A Prominent Street Artist Just Destroyed All of His Works
Blu used a chisel and gray paint to make a point
Street art is a medium that can be as frustrating as it is intriguing—just look at the scientific campaign to confirm the identity of Banksy or Joe “Graffiti Guerilla” Connolly’s attempts to keep Los Angeles free of tags and murals. But for some creators, one of the most upsetting acts against street art is having their work put in a museum. That’s what happened to Blu, a muralist who’s been transforming the streets of Bologna, Italy, for more than 20 years. When he learned that his murals would be removed from the streets and featured in a museum exhibition, he grabbed a chisel and a bucket of gray paint and destroyed them all.
As artnet’s Sarah Cascone reports, Blu spent all weekend destroying his artwork.
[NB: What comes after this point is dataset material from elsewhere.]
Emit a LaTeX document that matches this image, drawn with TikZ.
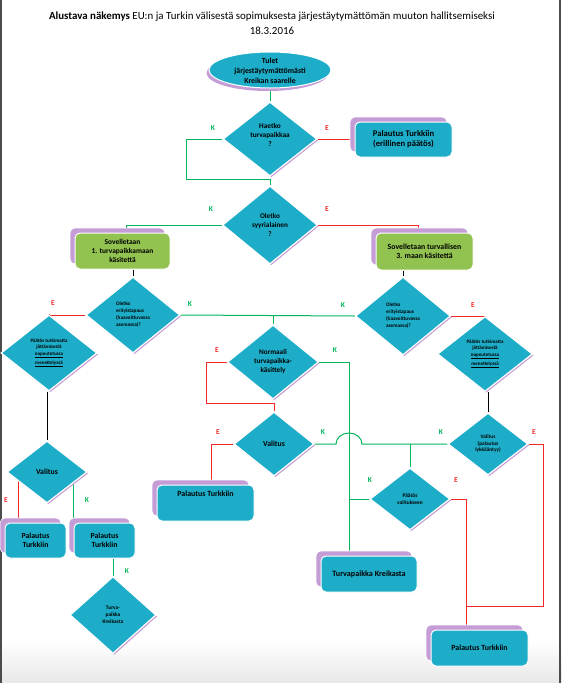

The symbolic act was in protest of a Bologna exhibition which features more than 250 pieces of street art plucked from their urban settings and placed inside a museum. Blu objected to both the exhibit’s backers—prominent bankers—and its tactics of removing street art from the streets themselves.
“This exhibition will embellish and legitimise the hoarding of art taken off the street, which is only going to please unscrupled collectors and merchants,” said the artist in a statement. “This “street art” exhibition is representative of a model of urban space that we must fight, a model based on private accumulation which commodifies life and creativity for the profits of the usual few people.” Blu’s actions seem to be related not just to the affront of having his work appear in a museum, but also to the rising street art market that is causing works from artists like Banksy to command huge prices.
This isn’t the first time street art has been removed to make a point—or even the first time Blue's own art has gone away to protest the concept of public murals as a private commodity. In 2014, Blu and his co-creator Lutz Henke buffed over several of their iconic murals in Berlin to protest the city's gentrification and the use of street art imagery to promote tourism.
Blu’s act may be one of protest, but the absence of his murals changes cities as much as their presence. “I understand the protest, but at the same time it is sad that now even regular people like us who live in this neighborhood are losing it forever,” a Bologna resident told the Telegraph’s Andrea Vogt.
Who really owns street art, anyway? It’s often created illegally and ephemerally, but debates still rage over whether graffiti artists even retain copyright to their own work. You could argue that once street art makes its way to a wall, it becomes the property of the people—or that, since it could be painted over at any time, it doesn’t belong to anyone. When it comes to street art, seemingly nothing is simple—and that can be the most frustrating (or wonderful) thing of all.